Malignant cytokine network between MPM cells and patient fibroblasts or mouse fibroblasts. A: Blockade of HGF prevents MSTO-211H or Y-Meso-14 cell migration induced by primary cultured patient fibroblasts (PF). The assay was performed in triplicate as described under Materials and Methods. *P < 0.05, **P < 0.01 versus PF. B and C: TSU-68, NK4, and anti-HGF antibody blocked the growth of MSTO-211H cells induced by PF in the coculture system.
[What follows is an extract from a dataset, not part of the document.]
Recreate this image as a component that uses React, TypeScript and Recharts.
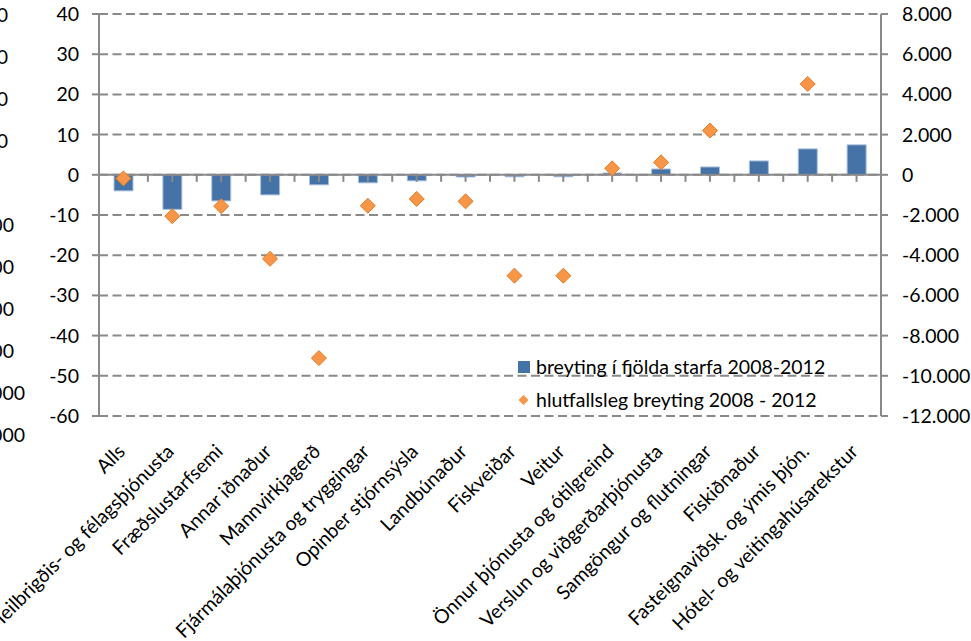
import {
  Bar,
  CartesianGrid,
  ComposedChart,
  Legend,
  ReferenceLine,
  Scatter,
  XAxis,
  YAxis,
} from 'recharts'

const FONT = 'Lato, "Open Sans", sans-serif'
const FS = 19.5

const categories = [
  'Alls',
  'Heilbrigðis- og félagsþjónusta',
  'Fræðslustarfsemi',
  'Annar iðnaður',
  'Mannvirkjagerð',
  'Fjármálaþjónusta og tryggingar',
  'Opinber stjórnsýsla',
  'Landbúnaður',
  'Fiskveiðar',
  'Veitur',
  'Önnur þjónusta og ótilgreind',
  'Verslun og viðgerðarþjónusta',
  'Samgöngur og flutningar',
  'Fiskiðnaður',
  'Fasteignaviðsk. og ýmis þjón.',
  'Hótel- og veitingahúsarekstur',
]

// breyting í fjölda starfa (right axis)
const jobChange = [-800, -1720, -1300, -1000, -500, -400, -300, -110, -100, -100, 90, 290, 390, 690, 1290, 1490]

// hlutfallsleg breyting, % (left axis)
const pctChange: (number | null)[] = [-0.9, -10.3, -7.8, -20.9, -45.6, -7.7, -6.0, -6.6, -25.1, -25.1, 1.6, 3.1, 11.0, null, 22.6, null]

const leftTicks = [-60, -50, -40, -30, -20, -10, 0, 10, 20, 30, 40]
const rightTicks = [-12000, -10000, -8000, -6000, -4000, -2000, 0, 2000, 4000, 6000, 8000]

// labels of a neighbouring axis, cut by the left edge of the picture
const ghostLabels = ['40', '30', '20', '10', '', '-100', '-200', '-300', '-400', '-1000', '-1000']
const ghostRight = [8, 8, 8, 8, 8, 14, 14, 14, 14, 25, 25]

const seriesNames = ['breyting í fjölda starfa 2008-2012', 'hlutfallsleg breyting 2008 - 2012']
const title = 'Breyting í fjölda og hlutfalli starfa eftir atvinnugreinum 2008-2012'

const data = categories.map((name, i) => ({ name, jobs: jobChange[i], pct: pctChange[i] }))

const AXIS = '#898989'

const fmtThousands = (v: number) => {
  const s = Math.abs(v).toString().replace(/\B(?=(\d{3})+(?!\d))/g, '.')
  return (v < 0 ? '-' : '') + s
}

const Diamond = (props: any) => {
  const { cx, cy, payload } = props
  if (!payload || payload.pct == null || !Number.isFinite(cx) || !Number.isFinite(cy)) return <g />
  const r = 7.5
  return (
    <polygon
      points={`${cx},${cy - r} ${cx + r},${cy} ${cx},${cy + r} ${cx - r},${cy}`}
      fill="#F79646"
      stroke="#E27C28"
      strokeWidth={1}
    />
  )
}

const CategoryTick = (props: any) => {
  const { x, y, payload } = props
  const tx = x - 7
  const ty = y + 2
  return (
    <text
      x={tx}
      y={ty}
      dy="0.71em"
      transform={`rotate(-45, ${tx}, ${ty})`}
      textAnchor="end"
      fill="#000"
      fontSize={FS}
      fontFamily={FONT}
    >
      {payload.value}
    </text>
  )
}

const renderLegend = (props: any) => {
  const { payload } = props
  return (
    <div style={{ fontFamily: FONT, fontSize: FS, color: '#000' }}>
      {(payload || []).map((entry: any) => (
        <div key={entry.value} style={{ display: 'flex', alignItems: 'center', height: 33 }}>
          <svg width={18} height={14} style={{ flex: 'none' }}>
            {entry.type === 'square' ? (
              <rect x={0} y={1} width={12} height={12} fill={entry.color} />
            ) : (
              <polygon points="5.5,2 10.5,7 5.5,12 0.5,7" fill={entry.color} />
            )}
          </svg>
          <span style={{ whiteSpace: 'nowrap' }}>{entry.value}</span>
        </div>
      ))}
    </div>
  )
}

export default function App() {
  return (
    <div
      style={{
        position: 'absolute',
        left: 0,
        top: 0,
        width: 971,
        height: 641,
        overflow: 'hidden',
        background: '#fff',
        fontFamily: FONT,
      }}
    >
      <div
        style={{
          position: 'absolute',
          left: 163,
          top: -25,
          lineHeight: '21px',
          fontSize: 21,
          fontWeight: 700,
          color: '#1F497D',
          whiteSpace: 'nowrap',
        }}
      >
        {title}
      </div>
      {ghostLabels.map((lab, i) => (
        <div
          key={i}
          style={{
            position: 'absolute',
            right: 971 - ghostRight[i],
            top: 15 + i * 42 - 11,
            fontSize: FS,
            lineHeight: '22px',
            color: '#000',
            whiteSpace: 'nowrap',
          }}
        >
          {lab}
        </div>
      ))}
      <ComposedChart
        width={971}
        height={641}
        data={data}
        margin={{ top: 14, right: 10, bottom: 0, left: 20 }}
        barSize={19}
      >
        <CartesianGrid
          yAxisId="left"
          vertical={false}
          stroke={AXIS}
          strokeWidth={2}
          strokeDasharray="9 4.5"
        />
        <XAxis
          dataKey="name"
          interval={0}
          height={225}
          axisLine={false}
          tickLine={false}
          tickSize={0}
          tickMargin={25}
          tick={<CategoryTick />}
        />
        <YAxis
          yAxisId="left"
          domain={[-60, 40]}
          ticks={leftTicks}
          interval={0}
          width={79}
          tickSize={7}
          tickMargin={13}
          axisLine={{ stroke: AXIS, strokeWidth: 2 }}
          tickLine={{ stroke: AXIS, strokeWidth: 2 }}
          tick={{ fill: '#000', fontSize: FS, fontFamily: FONT }}
        />
        <YAxis
          yAxisId="right"
          orientation="right"
          domain={[-12000, 8000]}
          ticks={rightTicks}
          interval={0}
          width={80}
          tickSize={7}
          tickMargin={14}
          tickFormatter={fmtThousands}
          axisLine={{ stroke: AXIS, strokeWidth: 2 }}
          tickLine={{ stroke: AXIS, strokeWidth: 2 }}
          tick={{ fill: '#000', fontSize: FS, fontFamily: FONT, textAnchor: 'start' }}
        />
        <Bar
          yAxisId="right"
          dataKey="jobs"
          name={seriesNames[0]}
          fill="#4572A7"
          stroke="#A9C0DD"
          strokeWidth={1}
          legendType="square"
          isAnimationActive={false}
        />
        <ReferenceLine yAxisId="left" y={0} stroke={AXIS} strokeWidth={2} />
        {categories.map((c) => (
          <ReferenceLine
            key={'m' + c}
            yAxisId="left"
            position="middle"
            segment={[
              { x: c, y: 0 },
              { x: c, y: -1.75 },
            ]}
            stroke={AXIS}
            strokeWidth={2}
          />
        ))}
        {categories.slice(1).map((c) => (
          <ReferenceLine
            key={'s' + c}
            yAxisId="left"
            position="start"
            segment={[
              { x: c, y: 0 },
              { x: c, y: -1.75 },
            ]}
            stroke={AXIS}
            strokeWidth={2}
          />
        ))}
        <Scatter
          yAxisId="left"
          dataKey="pct"
          name={seriesNames[1]}
          fill="#F79646"
          legendType="diamond"
          shape={Diamond}
          isAnimationActive={false}
        />
        <Legend
          layout="vertical"
          align="center"
          verticalAlign="middle"
          content={renderLegend}
          wrapperStyle={{ left: 518, top: 350, width: 'auto' }}
        />
      </ComposedChart>
    </div>
  )
}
MSTO-211H (B) or Y-Meso-14 (C) cells were cocultured with PF cells with or without TSU-68 (10 μmol/L), control IgG, NK4 (300 nmol/L), anti-HGF antibody (1 μg/mL), anti-FGF-2 antibody, and/or anti-PDGF antibody (1 μg/mL) for 72 hours. MPM cell growth was determined using a Cell Counting Kit-8. *P < 0.05, **P < 0.01 versus PF. D: PDGF-AA (20 ng/mL), but not FGF-2 (20 ng/mL), enhances the growth of the mouse fibroblast 3T3-Swiss cell line, as determined by MTT assays. *P < 0.05. E: NK4 abrogates MET phosphorylation induced by mouse fibroblast-derived HGF in MPM cells. MSTO-211H cells were treated with or without NK4 (300 nmol/L) in the presence or absence of mouse HGF (100 ng/mL) or the supernatant of 3T3-Swiss cells (10⁶/mL/48 hours) for 30 minutes. The cells were lysed and proteins were detected by immunoblotting. F: NK4 decreases the migration of MPM cells induced by mouse fibroblasts. Migration of MSTO-211H cells and Y-Meso-14 cells in the presence or absence of NK4 (300 nmol/L) cocultured with 3T3-Swiss cells was assayed as described under Materials and Methods. *P < 0.05, **P < 0.01.

Figure 5

TSU-68, imatinib, and NK4 inhibit the production of thoracic tumors by MPM cells in an orthotopically implanted SCID mouse model. A: Macroscopic appearance of thoracic tumors caused by MSTO-211H or Y-Meso-14 cells treated with TSU-68, imatinib, or NK4. The thoracic tumors were evaluated as described under Materials and Methods. B: Histological analysis of the same tumors. The thoracic tumors were analyzed by immunohistochemistry (type I collagen and BrdU) and immunofluorescence (α-SMA and double staining of BrdU and type I collagen). In double staining, red fluorescence indicates BrdU and green fluorescence indicates type I collagen; arrows mark double-positive cells (proliferating fibroblasts). Scale bars = 50 μm. The corresponding graphs show the mean number of positive cells per high-power field (HPF), from five independent areas. *P < 0.01 versus control. Negative controls without primary antibodies did not show discernible staining for α-SMA, BrdU, or type I collagen (data not shown).